Еще одно неоценимое для меня качество Н. А. – действовать на меня успокаивающе, как вид неподвижного глубокого озера, окруженного цепью гор, не допускающих к нему ни малейшего ветра, могущего принести с собой какое бы то ни было волнение. Все эти дни, например, я встревожена разными неприятностями, как мелкими, так и более крупными, и нервы у меня порядком взвинчены; но после получасового разговора с Н. А. все как-то улеглось во мне, ушло куда-то далеко, вниз, как что-то мелкое и ненужное, и осталось трезвое спокойствие, опять пробудившее готовность жить, работать и созерцать.
Тетрадь II
Описывай, не мудрствуя лукаво,Все то, чему свидетель в жизни будешь.А. Пушкин.
Усовершенствуя плоды любимых дум,Не требуя наград за подвиг благородный.А. Пушкин1.
21/IV. Ужасно не хочется браться за писание, но что-то как будто говорит, что надо. Ведь сегодня у нас вздумали чествовать Шляпкина, а уж по какому случаю – я, право, не знаю; сам Булич не знает, т. к. в приветственной речи он начал было упоминать «тридц…» и оборвал, усумнившись, очевидно, в том, что скажет правильно, и ограничившись одним словом «юбилей»2.
Помню, как приятно было читать в дневнике Дьяконовой всякие упоминания о Курсах и как досадно было, что их так мало; а у меня их и того меньше: я теперь так далека от Курсов.
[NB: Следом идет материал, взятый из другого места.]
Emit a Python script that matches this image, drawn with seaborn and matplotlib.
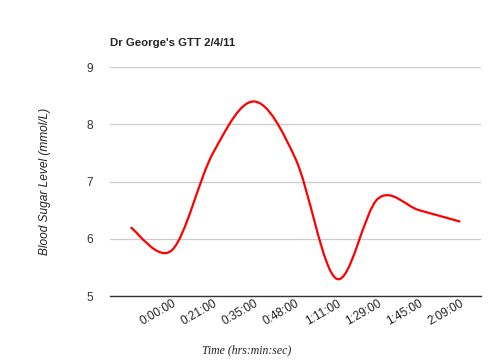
import numpy as np
import seaborn as sns
import matplotlib.pyplot as plt
from matplotlib.path import Path
from matplotlib.patches import PathPatch

# data
times = ["", "0:00:00", "0:21:00", "0:35:00", "0:48:00",
         "1:11:00", "1:29:00", "1:45:00", "2:09:00"]
sugar = [6.2, 5.8, 7.5, 8.4, 7.4, 5.3, 6.7, 6.5, 6.3]
yticks = [5, 6, 7, 8, 9]

sns.set_style("white")
plt.rcParams["font.family"] = ["Liberation Sans", "DejaVu Sans"]

fig = plt.figure(figsize=(4.9, 3.61), dpi=100)
ax = fig.add_axes([0.2245, 0.180, 0.757, 0.634])

pos = np.arange(len(sugar))

# smooth curve through the points (cubic bezier, catmull-rom style)
pts = np.column_stack([pos, sugar]).astype(float)
k = 1 / 6
verts = [pts[0]]
codes = [Path.MOVETO]
for i in range(len(pts) - 1):
    p_prev = pts[max(i - 1, 0)]
    p0, p1 = pts[i], pts[i + 1]
    p_next = pts[min(i + 2, len(pts) - 1)]
    verts += [p0 + (p1 - p_prev) * k, p1 - (p_next - p0) * k, p1]
    codes += [Path.CURVE4] * 3
ax.add_patch(PathPatch(Path(verts, codes), fill=False, edgecolor="red",
                       lw=1.6, capstyle="butt", zorder=3))

ax.set_xlim(-0.5, len(sugar) - 0.5)
ax.set_ylim(5, 9)
ax.set_yticks(yticks)
ax.set_xticks(pos)
ax.set_xticklabels(times, rotation=30, ha="right", rotation_mode="anchor",
                   fontsize=8.5, color="#222")
ax.tick_params(axis="x", length=0, pad=1)
ax.tick_params(axis="y", length=0, pad=12, labelsize=8.6, labelcolor="#333")

ax.grid(axis="y", color="#cccccc", lw=0.9)
ax.grid(axis="x", visible=False)
for s in ["top", "right", "left"]:
    ax.spines[s].set_visible(False)
ax.spines["bottom"].set_color("#333333")
ax.spines["bottom"].set_linewidth(1.0)

ax.set_title("Dr George's GTT 2/4/11", loc="left", fontsize=8.2,
             fontweight="bold", pad=15)
ax.set_ylabel("Blood Sugar Level (mmol/L)", fontsize=8.6, style="italic",
              labelpad=26, color="#222")
ax.set_xlabel("Time (hrs:min:sec)", fontsize=8.5, style="italic",
              family=["Liberation Serif", "DejaVu Serif"], color="#222")
ax.xaxis.set_label_coords(0.367, -0.21)

plt.savefig("out.png", dpi=100)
Несколько лет тому назад все мои письма домой полны были тем, что на Курсах делается, теперь же передо мной раскрылась масса других сторон жизни, так что Курсы являются только одним из звеньев моей жизненной цепи, а не всей и самой жизнью. Но какую-то обязанность перед Курсами я чувствую на себе и потому хоть вкратце должна упомянуть о том, что и как сегодня было. Почем знать! может быть, когда-нибудь после моей смерти и эти записки попадут в печать (не боги же, в самом деле, горшки лепят!), и стыдно мне будет, что в них так мало отведено когда-то милым мне Курсам, моей Alma Mater3.
«Итак – мы начинаем»4.
Илью Александровича ждали к половине одиннадцатого, но он, конечно, на час опоздал (Akademische Viertelstunde5!) и потом экзаменовал еще двух слушательниц, так что в аудитории (IV), где мы его должны были встретить, он показался только в начале6 первого.
Главные хлопоты по чествованию приняли на себя 3 слушательницы: секретарь семинария Батенина7, прилежная ученица Ильи Александровича Яценко8 и Петрашкевич, демонстрировавшая как-то в нашем семинарии образцы идиографического [так!] письма одной безграмотной крестьянки Рязанской губернии, записавшей таким способом несколько интересных духовных стихов, между которыми стих о Федоре Тироне и Сне Богородицы И. А. нашел очень ценным9.
Эти слушательницы обходили недели за полторы всех, с кого могли рассчитывать получить деньги, и благодаря своей энергии набрали в такой короткий срок 78 р., это при нашей бедности, да в такую пору, когда на Курсы почти никто не показывается! 48 рублей из них пошли на покупку 3‑х папок со снимками Эрмитажа, Третьяковской галереи и Музея Александра III10. Можно себе вообразить, какая это должна была быть мерзость! Такой они, конечно, и оказались, но – не дорог подарок, говорят: они хлопотали от души и сделали все, что сумели, и И. А., наверное, оценил это, т. к. он вообще очень снисходителен ко всяким нашим погрешностям. Подобная черта очень привлекательна в нем, так же как и то, что он действительно любит наши курсы и наших курсисток и верит в наше будущее. Все это кладет такой отпечаток на его отношение к нам, который создает ему истинных друзей среди, правда, немногих курсисток, посещающих его занятия.